So few people get the chance, and I’ve gotten so many fucking chances. I’d like to think that I’ve kind of kept myself interesting for years, but as much as I’ve enjoyed it, you also want to see other people enjoy it, too. Like, ‘You do it now. I’ve done it a bunch of times.’ I’m winding down on the films. Red State is done. Next step is the hockey movie, Hit Somebody, and then I’m done. I have really nothing left to say. There’s possibly a Clerks 3 if people badger me about it, or if I have something to say in my late 40’s about being in my late 40’s, since that’s what the other two are about. Clerks is about mid-to-late 20’s thinkin’. Clerks II is about mid-to-late 30’s thinking. If I have something to say again in my mid-to-late 40’s, I’ll think of Dante and Randal again, not Jay and Silent Bob. I think we’d be too old for that by that point. Shy of that, I don’t have any more movies that I want to make. I’ve learned over the course of nearly 20 years, the films I loved from my body of work… Granted, I’m the biggest Kevin Smith fan on the planet, so I like all of them….but of my favorite Kevin Smith movies, they’re always the ones made with pure fucking real nuts and a ‘Fuck you’ attitude of, ‘We can do this. Who said we couldn’t do it?’ That was Clerks. That was Chasing Amy. That was Dogma. Then it got very easy to make movies. Then it got hard again. Red State, this movie I was trying to make for four years…Yeah, we came to it eventually. You’ve got to tickle me first, dude, you can’t go right for fuckin’ Red State. That’s like trying to fuck my ass. We’ve got to kiss first. Now we’re at Red State.
(Nervous chuckle)
Red State was a flick I tried to get made for four years. Nobody wanted to make it. They’re like, ‘It’s so uncommercial. It’s not funny.’ And I knew representatives who’d been like, for years, ‘Anytime you step away from the Weinsteins, I can’t get your shit financed in a heartbeat, you could go out and sell it, you’d make far more than you’d make working for the Weinsteins.’ Harvey and Bob have said ‘Yes’ to everything I’ve ever wanted to do. Why would I ever walk away from that? ‘Oh, because there’s more money.’ There’s always that promise of more money out there ‘n shit, but those representatives think that’s what your about. Knowing my track record, obviously, I ain’t about the fucking money.

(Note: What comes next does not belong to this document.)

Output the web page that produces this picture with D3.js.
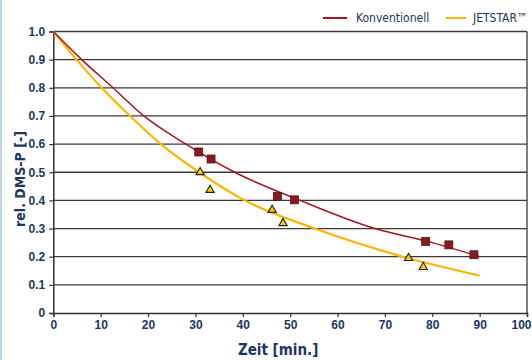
<!DOCTYPE html>
<html>
<head>
<meta charset="utf-8">
<script src="https://cdn.jsdelivr.net/npm/d3@7"></script>
<style>
  body { margin: 0; background: #fff; }
  svg { display: block; }
</style>
</head>
<body>
<div id="chart"></div>
<script>
// data (curve points)
var konvCurveTime = [0, 6, 12.6, 19.1, 28, 38.3, 52.1, 67.9, 80, 90];
var konvCurveValue = [1.0, 0.9, 0.8, 0.7, 0.6, 0.5, 0.4, 0.3, 0.25, 0.20];
var jetCurveTime = [0, 4.9, 10.2, 16.2, 22.7, 30.8, 40.4, 55.2, 73.8, 90];
var jetCurveValue = [1.0, 0.9, 0.8, 0.7, 0.6, 0.5, 0.4, 0.3, 0.2, 0.133];

var konvTime = [30.7, 33.3, 47.3, 50.9, 78.6, 83.5, 88.8];
var konvValue = [0.572, 0.547, 0.414, 0.402, 0.254, 0.242, 0.207];
var jetTime = [31.0, 33.1, 46.2, 48.5, 75.0, 78.1];
var jetValue = [0.50, 0.437, 0.366, 0.319, 0.195, 0.163];

var xTicks = [0, 10, 20, 30, 40, 50, 60, 70, 80, 90, 100];
var yTicks = [0, 0.1, 0.2, 0.3, 0.4, 0.5, 0.6, 0.7, 0.8, 0.9, 1.0];

var W = 532, H = 360;
var MARGIN = { top: 31.5, right: 5, bottom: 47, left: 53.3 };
var WIDTH = W - MARGIN.left - MARGIN.right;
var HEIGHT = H - MARGIN.top - MARGIN.bottom;

var RED = '#a3161f';
var YEL = '#ffb400';
var NAVY = '#1d3660';
var FONT = '"Liberation Sans Narrow", "DejaVu Sans Condensed", sans-serif';

var root = d3.select('#chart').append('svg')
  .attr('width', W)
  .attr('height', H);

// light blue left edge
root.append('rect')
  .attr('x', 0).attr('y', 0)
  .attr('width', 2).attr('height', H)
  .attr('fill', '#bcd6ea');

var svg = root.append('g')
  .attr('transform', 'translate(' + MARGIN.left + ',' + MARGIN.top + ')');

var x = d3.scaleLinear().domain([0, 100]).range([0, WIDTH]);
var y = d3.scaleLinear().domain([0, 1]).range([HEIGHT, 0]);

// gridlines
svg.append('g')
  .selectAll('line')
  .data(yTicks.filter(function (d) { return d > 0; }))
  .enter()
  .append('line')
  .attr('x1', 0)
  .attr('x2', WIDTH)
  .attr('y1', function (d) { return y(d); })
  .attr('y2', function (d) { return y(d); })
  .attr('stroke', '#3a3a3a')
  .attr('stroke-width', 1.3);

// right frame
svg.append('line')
  .attr('x1', WIDTH).attr('x2', WIDTH)
  .attr('y1', y(1)).attr('y2', HEIGHT)
  .attr('stroke', '#3a3a3a')
  .attr('stroke-width', 1.3);

// axes
var xAxis = d3.axisBottom(x).tickValues(xTicks).tickSize(4).tickPadding(3)
  .tickFormat(d3.format('d'));
var yAxis = d3.axisLeft(y).tickValues(yTicks).tickSize(4).tickPadding(4)
  .tickFormat(function (d) { return d === 0 ? '0' : d3.format('.1f')(d); });

var gx = svg.append('g')
  .attr('transform', 'translate(0,' + HEIGHT + ')')
  .call(xAxis);
var gy = svg.append('g').call(yAxis);

[gx, gy].forEach(function (g) {
  g.select('.domain').attr('stroke', '#333').attr('stroke-width', 1.5);
  g.selectAll('.tick line').attr('stroke', '#333').attr('stroke-width', 1.2);
  g.selectAll('.tick text')
    .attr('fill', NAVY)
    .style('font-family', '"Liberation Sans", Arial, sans-serif')
    .style('font-weight', 'bold')
    .style('font-size', '12px');
});
// keep "100" inside the window
gx.selectAll('.tick text').filter(function (d) { return d === 100; }).attr('dx', -6);

// curves
var line = d3.line()
  .x(function (d) { return x(d[0]); })
  .y(function (d) { return y(d[1]); })
  .curve(d3.curveMonotoneX);

svg.append('path')
  .datum(jetCurveTime.map(function (t, i) { return [t, jetCurveValue[i]]; }))
  .attr('d', line)
  .attr('fill', 'none')
  .attr('stroke', YEL)
  .attr('stroke-width', 2.2);

svg.append('path')
  .datum(konvCurveTime.map(function (t, i) { return [t, konvCurveValue[i]]; }))
  .attr('d', line)
  .attr('fill', 'none')
  .attr('stroke', RED)
  .attr('stroke-width', 1.5);

// markers
svg.selectAll('.sq')
  .data(konvTime.map(function (t, i) { return [t, konvValue[i]]; }))
  .enter()
  .append('rect')
  .attr('class', 'sq')
  .attr('x', function (d) { return x(d[0]) - 4; })
  .attr('y', function (d) { return y(d[1]) - 4; })
  .attr('width', 8)
  .attr('height', 8)
  .attr('fill', '#8a1a1e')
  .attr('stroke', '#4a1a1a')
  .attr('stroke-width', 0.8);

var tri = d3.symbol().type(d3.symbolTriangle).size(30);
svg.selectAll('.tri')
  .data(jetTime.map(function (t, i) { return [t, jetValue[i]]; }))
  .enter()
  .append('path')
  .attr('class', 'tri')
  .attr('d', tri)
  .attr('transform', function (d) { return 'translate(' + x(d[0]) + ',' + y(d[1]) + ')'; })
  .attr('fill', '#ffcc00')
  .attr('stroke', '#222')
  .attr('stroke-width', 1.1);

// axis titles
root.append('text')
  .attr('x', MARGIN.left + WIDTH / 2 - 12)
  .attr('y', 355)
  .attr('text-anchor', 'middle')
  .attr('fill', NAVY)
  .style('font-family', FONT)
  .style('font-weight', 'bold')
  .style('font-size', '15px')
  .text('Zeit [min.]');

root.append('text')
  .attr('transform', 'translate(25,' + 179 + ') rotate(-90)')
  .attr('text-anchor', 'middle')
  .attr('fill', NAVY)
  .style('font-family', FONT)
  .style('font-weight', 'bold')
  .style('font-size', '14px')
  .text('rel. DMS-P [-]');

// legend
var legend = [
  { name: 'Konventionell', color: RED, x1: 323, x2: 347, tx: 356 },
  { name: 'JETSTAR\u2122', color: YEL, x1: 446, x2: 466, tx: 473 }
];
legend.forEach(function (l) {
  root.append('line')
    .attr('x1', l.x1).attr('x2', l.x2)
    .attr('y1', 18).attr('y2', 18)
    .attr('stroke', l.color)
    .attr('stroke-width', 2);
  root.append('text')
    .attr('x', l.tx)
    .attr('y', 22)
    .attr('fill', NAVY)
    .style('font-family', FONT)
    .style('font-size', '12px')
    .text(l.name);
});
</script>
</body>
</html>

I got paid less than a million dollars to direct Cop Out. Everyone’s all like, ‘Oh he did it for money.’ I literally gave up half my salary, because I knew it was a very important movie for me to do. Basically, it was a stepping stone in terms of, ‘I can train to do what I need to do for Red State here, on a studio dime, and it’s a dream job because I get to work with Bruce Willis. I’ve always loved Bruce Willis. I get to work with Tracy Morgan, work in New York, work with a brand new fucking crew, start from scratch, and most importantly, get inside and see what they do in terms of marketing. That was, for me, the most important thing, and lesson incredibly well learned. It was such valuably spent time. I know there were some people, particularly critics who said, ‘The time I spent watching it wasn’t valuable.’ I don’t know what to say to that anymore. They didn’t pay for it, so I say, ‘Hey man, you get what you pay for.’ For the people who did see it, they seemed to dig it, but we won’t go there again. I’m sorry, I sound like a broken record.